José Manuel Cansino
Profesor Titular de Economía Aplicada de la Universidad de Sevilla
Invitado en la Universidad de Lund
Cuando la pobreza entra por la puerta, el amor sale por la ventana. El verso ayuda a explicar parte de la deriva separatista catalana, pero sólo parte.
El manejo torticero de las balanzas fiscales junto a ejemplos bien construidos como el de las autopistas de peaje en Cataluña y «de balde» en el resto de España, han servido de premisas eficaces que concluyen en el «España nos roba». Un mensaje que ha sido acogido por decenas de miles de catalanes deseosos de que alguien les mostrase un camino por el que escapar de la crisis económica.
Los argumentos económicos han estado muy presentes en estos años de multiplicación del sentimiento antiespañol. No debe escaparse que el propio presidente catalán es economista y que su consejero de Economía, Andreu Mas Colell, es un reputado economista académico.
Efectivamente los argumentos económicos han teñido estos últimos años de desafecto catalán hacia el resto de España.

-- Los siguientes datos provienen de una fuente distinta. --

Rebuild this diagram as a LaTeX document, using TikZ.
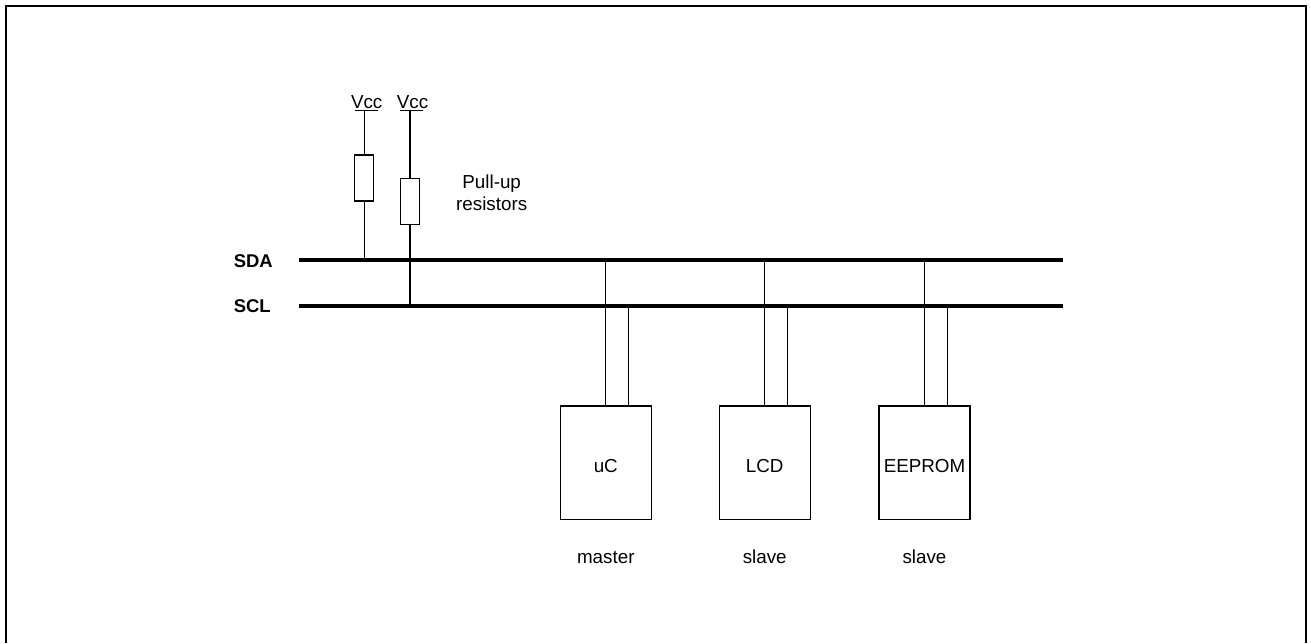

Si la primera escaramuza del Gobierno español para compensar la estrategia escapista del nacionalismo catalán fue azuzar a los empresarios catalanes para que advirtieran de los riesgos del proceso, el discurso de investidura de Artur Mas dejó bien claro que la mayor parte de las exportaciones españolas a la Unión Europea pasan por el Puerto de la Junquera.
El contraargumento es de calado pues cuestiona la asentada convicción de que una Cataluña independiente no sería aceptada como país miembro de la Unión Europea. En absoluto. Para eso debería tener una oposición firme del Gobierno español a lo Grecia con Macedonia, algo ciertamente impensable en los gobiernos conocidos en las últimas tres décadas siempre prestos al pacto con los nacionalistas. Además estaría el posible bloqueo de un hipotético Estado catalán al paso fronterizo de las exportaciones españolas a clientes tan principales como Francia o Alemania.
Pero si los argumentos económicos han servido de eficaz catalizador del proceso secesionista, el retorno a un proyecto común en España no parece que pueda venir sólo de estos. Así, por ejemplo, pensar ingenuamente que el nacionalismo catalán aparcaría sus demandas con un «pacto fiscal» que les reconociese los mismos privilegios que a vascos y navarros sería cometer un nuevo error. El nacionalismo periférico se justifica en buena parte en el discurso victimista y siempre habrá economistas prestos a poner una aritmética interesada al servicio de un resultado tramposo que avale el «España nos roba». Así una y otra vez.
Si Cataluña no encuentra de nuevo en España un proyecto común, los crecientes sentimientos de antipatía recíproca seguirán engordando y eso no apunta a casi nada bueno excepto, quizá, a las bodegas de espumosos no catalanes que ya se preparan para otra campaña de Navidad campanuda.
Es posible que dándole la vuelta al verso de inicio de este artículo, si la pobreza comienza a salir por la ventana fruto de una incipiente aunque lentísima recuperación económica, el amor –aunque mercenario– vuelva a tener un hueco en el corazón comercial de miles de ciudadanos que ahora aplauden estulticias como las de algunos comentaristas deportivos cuando afirman que exhibir una bandera española es una provocación.
Pero incluso así, algunas lecciones no pueden quedar sin aprender. La principal, vista desde Andalucía, es ¿hasta cuándo se puede seguir beneficiándose de la solidaridad del resto de españoles y ciudadanos europeos? ¿Hay que aceptar que nuestro futuro es el de seguir en la cola del empleo, de la renta per cápita, de los salarios o del rendimiento escolar? ¿Qué daño ha hecho a nuestro desarrollo económico regional enarbolar discursos que afeaban a Cataluña haber generado su riqueza gracias al trabajo de los emigrantes andaluces? ¿No hubiese sido más eficaz preguntarse por qué los industriales andaluces no han sido capaces de emular a los catalanes, madrileños, vascos o riojanos?
Es posible que ese ejercicio de autocrítica ayude a miles de catalanes a reencontrase con España y a miles de españoles a reencontrarse con Cataluña.
Pero sobre todo se necesitará abandonar el pesado hatillo de complejos que hace a gobernantes, intelectuales, periodistas y millones de compatriotas hablar de España –de nuestra historia y de nuestro futuro– pidiendo excusas.